Nine Year Old Son: (Looking quizzically at one of his books) Well, that’s queer!
Son: (blink, blink) what?
Me: What does ‘queer’ mean?
Son: Weird or strange (pause) kind of like you asking me what ‘queer’ means.
Apparently my nine year old uses, you know, the actual definition for the word, rather than the skewed reference I’ve heard bandied about by dunderheaded nitwits. Funny, because I don’t normally consider myself one of the politically correct people – you know, sooo concerned with people getting offended by non-issues. But I think I’m overly sensitive to what terms my kids learn and use, and what they’re picking up from the world... because the world can suck on occasion.
And I can get into whole discussions on what wrongheaded idiocy the world might teach your kid if you’re not paying good enough attention and opening the conversation... but really that’s not what this post is about. It’s about words.
If you ever need proof that words and their meanings change over short spans of time, just hang out with a kid. Apparently, my kids and their friends do use the word ‘queer’, but for the actual definition, not the ignorant one. I know this because they say it in front of adults... when they know they’re saying something wrong, they take great pains not to get caught.
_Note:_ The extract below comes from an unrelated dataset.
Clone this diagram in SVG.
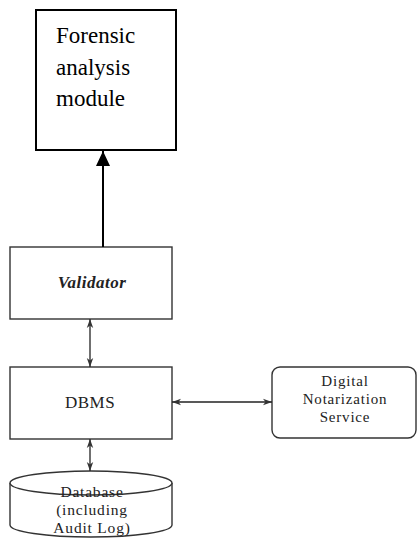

For someone writing middle grade or YA, this information is imperative. I can’t have my characters use the same vernacular I used at that age, it’s outdated... okay, most of it’s outdated – there are a number of phrases kids think are so cool and original that were really old hat when I was a kid... but sometimes, they don’t mean the same thing.
My kid might say, “tricked” and what she means is updated or fresh. Like, “Her room is all tricked out.” - which basically means one of her friends redecorated her room. Not really a new phrase, either, we used to use it the same way to refer to cars...
But when I was a kid, ‘tricked’ or ‘trick’ usually meant to snitch. “Don’t be a trick” meant don’t run and tell your mom, or don’t whine. Depending on the situation, because really it started as a gang reference for someone who “tricked you out” to the cops. Kids pick it up and use it for their own purpose, though... and in fiction I think this phrase might only work in certain neighborhoods. Kids in upper middle class neighborhoods probably aren’t all that familiar with “tricks”.
Now, in fiction, I love a good voice. And a unique voice often means that they use phrases and words in a way you haven’t heard before, so I don’t think all phrases are out the window if they don’t exactly match real life – real life isn’t fiction, fiction is like real life on great drugs – it’s more fun with higher stakes. But I think, being wordsmiths, we have to be up on exactly what these words and phrases mean today or in the time frame we’re working with.
How about you? Have you used any words or phrases in your fiction and then looked back at it and though, “okay, this kid would never say this; my grandmother would’ve said it, maybe...”? Have you read a published book that used outdated phrasing? And what are your favorite current or past sayings?